BRASILIA - Two months after many countries in the region shut their borders, COVID-19 is still rampant in Latin America, and slum-dwellers, women and girls, people of African descent, and indigenous groups are hardest hit, PAHO chief Carissa Etienne said.

As inequalities are magnified by the lockdowns, the International Labour Organisation and the UN’s Economic Commission for Latin America reported that the pandemic is expected to drive unemployment in the region up 3.4 percent to 11.5 percent – poverty would then be predicted to affect 34.7 percent of the population, with extreme poverty affecting 13 percent, or 83.4 million people.

Brazil, where a second health minister exited in less than one month over disagreements with virus-denying President Jair Bolsonaro, is soon to be second globally in terms of confirmed COVID-19 cases.

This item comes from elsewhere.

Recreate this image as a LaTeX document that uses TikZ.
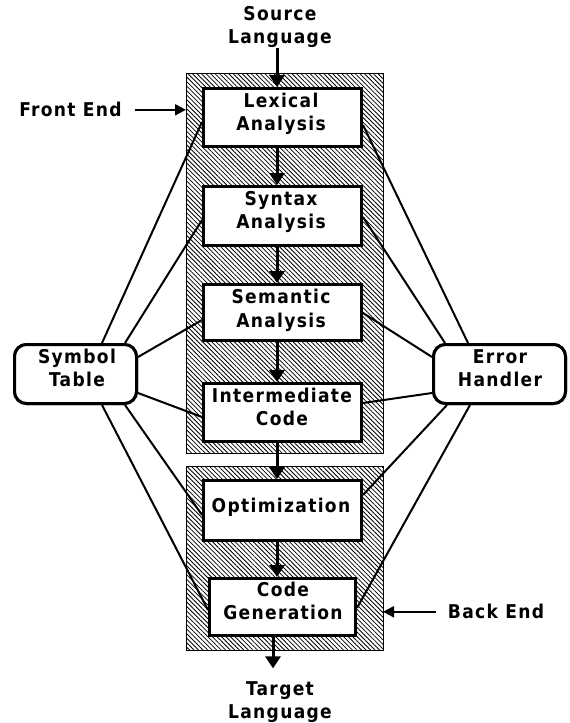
\documentclass[tikz,border=0pt]{standalone}
\usepackage{fontspec}
\newfontfamily\chicfont{DejaVu Sans Condensed}[LetterSpace=7]
\usetikzlibrary{arrows.meta,patterns.meta,calc}
\begin{document}
\begin{tikzpicture}[x=1pt,y=-1pt,
  lbl/.style={font=\chicfont\bfseries\fontsize{19}{23.5}\selectfont, align=center, inner sep=0pt},
  frame/.style={draw=black, line width=1pt, inner sep=0pt, outer sep=0pt,
    pattern={Lines[angle=-45,distance=3.2pt,line width=0.8pt]}},
  stage/.style={draw=black, line width=3pt, fill=white, inner sep=0pt, minimum width=158pt},
  tablebox/.style={draw=black, line width=3pt, fill=white, inner sep=0pt, rounded corners=12pt, minimum height=59pt},
  link/.style={draw=black, line width=2pt},
  flow/.style={draw=black, line width=3pt, -{Triangle[length=12pt,width=15pt]}},
  pointer/.style={draw=black, line width=2pt, -{Triangle[length=11pt,width=11pt]}}
]
\useasboundingbox (0,0) rectangle (570,723);
\fill[white] (0,0) rectangle (570,723);

% shaded phases
\node[frame, minimum width=197pt, minimum height=380pt] (fe) at (284.5,263) {};
\node[frame, minimum width=197pt, minimum height=184pt] (be) at (284.5,558) {};

% stage boxes
\node[stage, minimum height=58pt] (lex) at (282.5,117.5) {};
\node[stage, minimum height=59pt] (syn) at (282.5,216) {};
\node[stage, minimum height=56pt] (sem) at (282.5,312.5) {};
\node[stage, minimum height=58pt] (int) at (282.5,412.5) {};
\node[stage, minimum height=60pt] (opt) at (282.5,510.5) {};
\node[stage, minimum width=146pt, minimum height=57pt] (code) at (282.5,607) {};
\node[tablebox, minimum width=122pt] (sym) at (75.5,374) {};
\node[tablebox, minimum width=132pt] (err) at (499.5,374) {};

% connectors to symbol table
\draw[link] ($(sym.north)+(26.5,0)$) -- ($(lex.west)+(0,4.5)$);
\draw[link] ($(sym.north)+(49.5,0)$) -- ($(syn.west)+(0,4)$);
\draw[link] ($(sym.east)+(0,-17)$) -- ($(sem.west)+(0,7.5)$);
\draw[link] ($(sym.east)+(0,19)$) -- ($(int.west)+(0,4.5)$);
\draw[link] ($(sym.south)+(49.5,0)$) -- ($(opt.west)+(0,4.5)$);
\draw[link] ($(sym.south)+(26.5,0)$) -- ($(code.west)+(0,3)$);
% connectors to error handler
\draw[link] ($(err.north)+(-31.5,0)$) -- ($(lex.east)+(0,7.5)$);
\draw[link] ($(err.north)+(-54.5,0)$) -- ($(syn.east)+(0,1)$);
\draw[link] ($(err.west)+(0,-17)$) -- ($(sem.east)+(0,0.5)$);
\draw[link] ($(err.west)+(0,19)$) -- ($(int.east)+(0,-9.5)$);
\draw[link] ($(err.south)+(-52.5,0)$) -- ($(opt.east)+(0,-15.5)$);
\draw[link] ($(err.south)+(-29.5,0)$) -- ($(code.east)+(0,1)$);

% redraw boxes on top of connectors
\node[stage, minimum height=58pt] at (lex) {};
\node[stage, minimum height=59pt] at (syn) {};
\node[stage, minimum height=56pt] at (sem) {};
\node[stage, minimum height=58pt] at (int) {};
\node[stage, minimum height=60pt] at (opt) {};
\node[stage, minimum width=146pt, minimum height=57pt] at (code) {};
\node[tablebox, minimum width=122pt] at (sym) {};
\node[tablebox, minimum width=132pt] at (err) {};

% texts
\node[lbl] (lext) at (281,114) {Lexical\\Analysis};
\node[lbl] (synt) at (281,212.2) {Syntax\\Analysis};
\node[lbl] (semt) at (281,310.2) {Semantic\\Analysis};
\node[lbl] (intt) at (282,406.8) {Intermediate\\Code};
\node[lbl] (optt) at (281,507) {Optimization};
\node[lbl] (codet) at (283,600.8) {Code\\Generation};
\node[lbl] (symt) at (77,367.8) {Symbol\\Table};
\node[lbl] (errt) at (500,368) {Error\\Handler};
\node[lbl] (src) at (280,27.2) {Source\\Language};
\node[lbl] (tgt) at (280,702.3) {Target\\Language};
\node[lbl] (fel) at (70.5,109.8) {Front End};
\node[lbl] (bel) at (496,611.8) {Back End};

% flow arrows
\coordinate (sp) at (277,0);
\coordinate (sq) at (273,0);
\draw[flow] (src.south -| sp) -- (lex.north -| sp);
\draw[flow] (lex.south -| sp) -- (syn.north -| sp);
\draw[flow] (syn.south -| sp) -- (sem.north -| sp);
\draw[flow] (sem.south -| sp) -- (int.north -| sp);
\draw[flow] (int.south -| sp) -- (opt.north -| sp);
\draw[flow] (opt.south -| sp) -- (code.north -| sp);
\draw[flow, shorten >=13pt] (code.south -| sq) -- (tgt.north -| sq);

% phase pointers
\draw[pointer, shorten <=13pt] (fel.east) -- (fel.east -| fe.west);
\draw[pointer, shorten <=12pt] (bel.west) -- (bel.west -| be.east);
\end{tikzpicture}
\end{document}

In neighbouring Peru, 80 percent of intensive care beds in the capital, Lima – where a third of the population lives – are taken by coronavirus patients, while at least 200,000 out of work people in coastal cities want to return to their hometowns. Indigenous peoples in eight Amazon Basin countries have, meanwhile, appealed to the UN for help. And, frustrated with the growing spread from imported cases, Guatemalan President Alejandro Giammattei blasted US counterpart Donald Trump for deporting infected migrants and asylum seekers.